(Figure scripts)
################
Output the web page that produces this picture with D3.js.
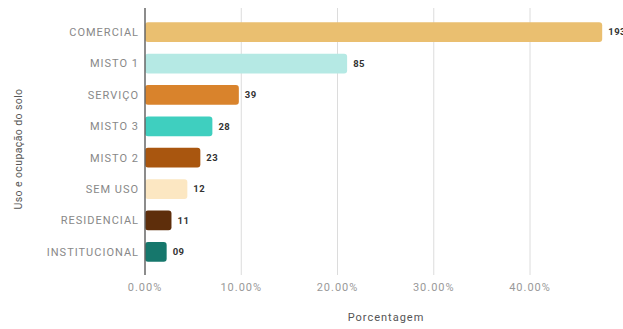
<!DOCTYPE html>
<html><head><meta charset="utf-8">
<script src="https://cdn.jsdelivr.net/npm/d3@7"></script>
<style>html,body{margin:0;padding:0;background:#fff;}svg{display:block;font-family:Roboto,"Noto Sans",sans-serif;}</style>
</head><body>
<script>
const categories = ["COMERCIAL","MISTO 1","SERVIÇO","MISTO 3","MISTO 2","SEM USO","RESIDENCIAL","INSTITUCIONAL"];
const percentages = [47.5, 21.0, 9.75, 7.0, 5.75, 4.4, 2.75, 2.25];
const valueLabels = ["193","85","39","28","23","12","11","09"];
const colors = ["#EABF70","#B5E9E4","#D9832C","#3FCFBF","#A9560F","#FCE7C2","#5E2E0B","#16776C"];
const xTicks = [0, 10, 20, 30, 40];

const W = 623, H = 329;
const x0 = 145, pxPer10 = 96.25;
const x = d3.scaleLinear().domain([0, 10]).range([x0, x0 + pxPer10]);
const y = d3.scaleBand().domain(categories).range([16, 268]).paddingInner(0.37).paddingOuter(0.2);

const svg = d3.select("body").append("svg").attr("width", W).attr("height", H);

// gridlines
svg.append("g").selectAll("line").data(xTicks.filter(t => t > 0)).join("line")
  .attr("x1", d => x(d)).attr("x2", d => x(d)).attr("y1", 8).attr("y2", 275)
  .attr("stroke", "#dcdcdc").attr("stroke-width", 1);

// bars
svg.append("g").selectAll("rect").data(categories).join("rect")
  .attr("x", x(0)).attr("y", d => y(d))
  .attr("width", (d, i) => x(percentages[i]) - x(0))
  .attr("height", y.bandwidth())
  .attr("rx", 3).attr("fill", (d, i) => colors[i]);

// zero axis line
svg.append("line").attr("x1", x(0)).attr("x2", x(0)).attr("y1", 8).attr("y2", 275)
  .attr("stroke", "#666").attr("stroke-width", 1.5);

// value labels
svg.append("g").selectAll("text").data(categories).join("text")
  .attr("x", (d, i) => x(percentages[i]) + 6)
  .attr("y", d => y(d) + y.bandwidth() / 2)
  .attr("dy", "0.35em")
  .attr("font-size", 9.5).attr("font-weight", "bold").attr("fill", "#333")
  .attr("letter-spacing", 0.5)
  .text((d, i) => valueLabels[i]);

// category labels
svg.append("g").selectAll("text").data(categories).join("text")
  .attr("x", 139).attr("y", d => y(d) + y.bandwidth() / 2)
  .attr("dy", "0.35em").attr("text-anchor", "end")
  .attr("font-size", 11).attr("letter-spacing", 1).attr("fill", "#888")
  .text(d => d);

// x tick labels
svg.append("g").selectAll("text").data(xTicks).join("text")
  .attr("x", d => x(d)).attr("y", 291).attr("text-anchor", "middle")
  .attr("font-size", 11).attr("letter-spacing", 1).attr("fill", "#999")
  .text(d => d3.format(".2f")(d) + "%");

// axis titles
svg.append("text").attr("x", 386).attr("y", 321).attr("text-anchor", "middle")
  .attr("font-size", 11).attr("letter-spacing", 1).attr("fill", "#555").text("Porcentagem");
svg.append("text").attr("transform", "translate(18,149) rotate(-90)")
  .attr("text-anchor", "middle").attr("dy", "0.35em")
  .attr("font-size", 10.5).attr("letter-spacing", 0.4).attr("fill", "#555").text("Uso e ocupação do solo");
</script>
</body></html>
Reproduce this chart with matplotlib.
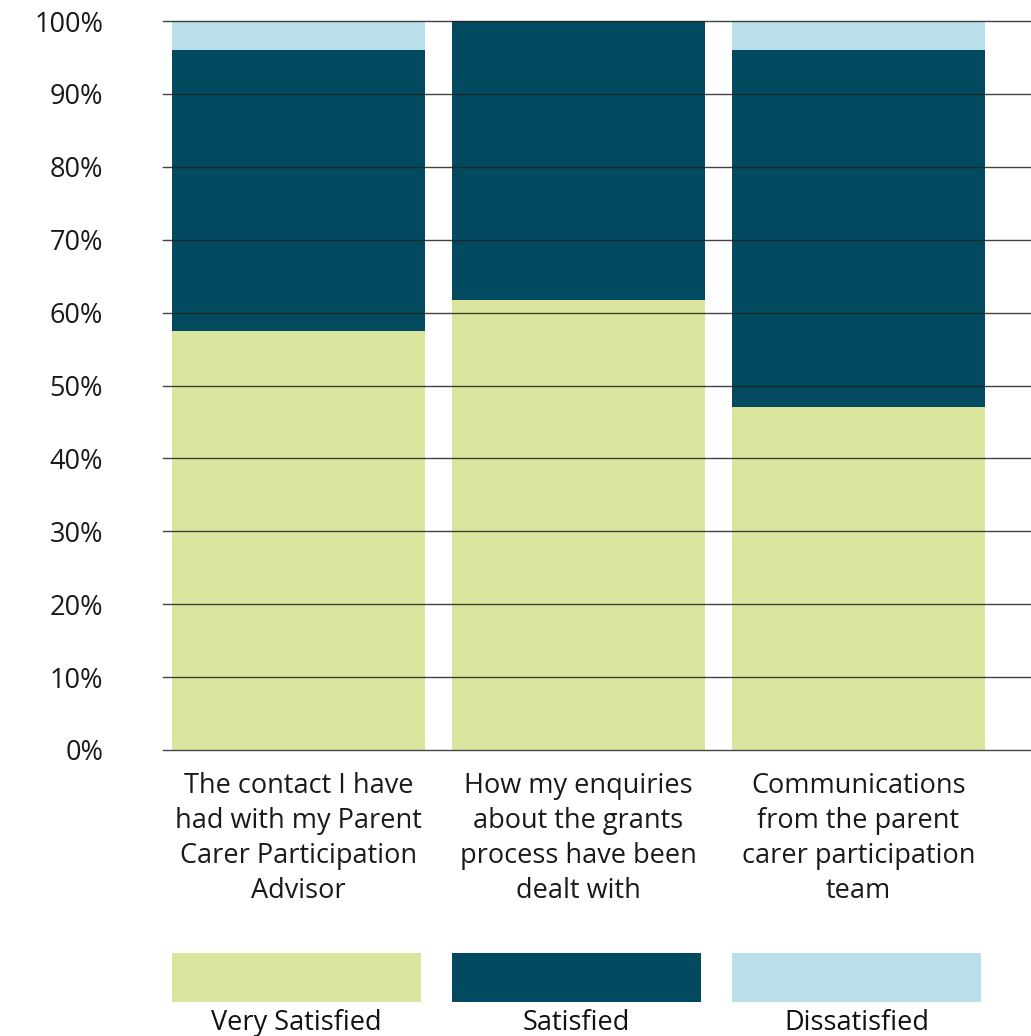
################
▸ YOUR OBJECTIVE:
Lines containing the word "this" are to be counted in the listing; state their number alone.

▸ OUTPUT OF THE TASK:
2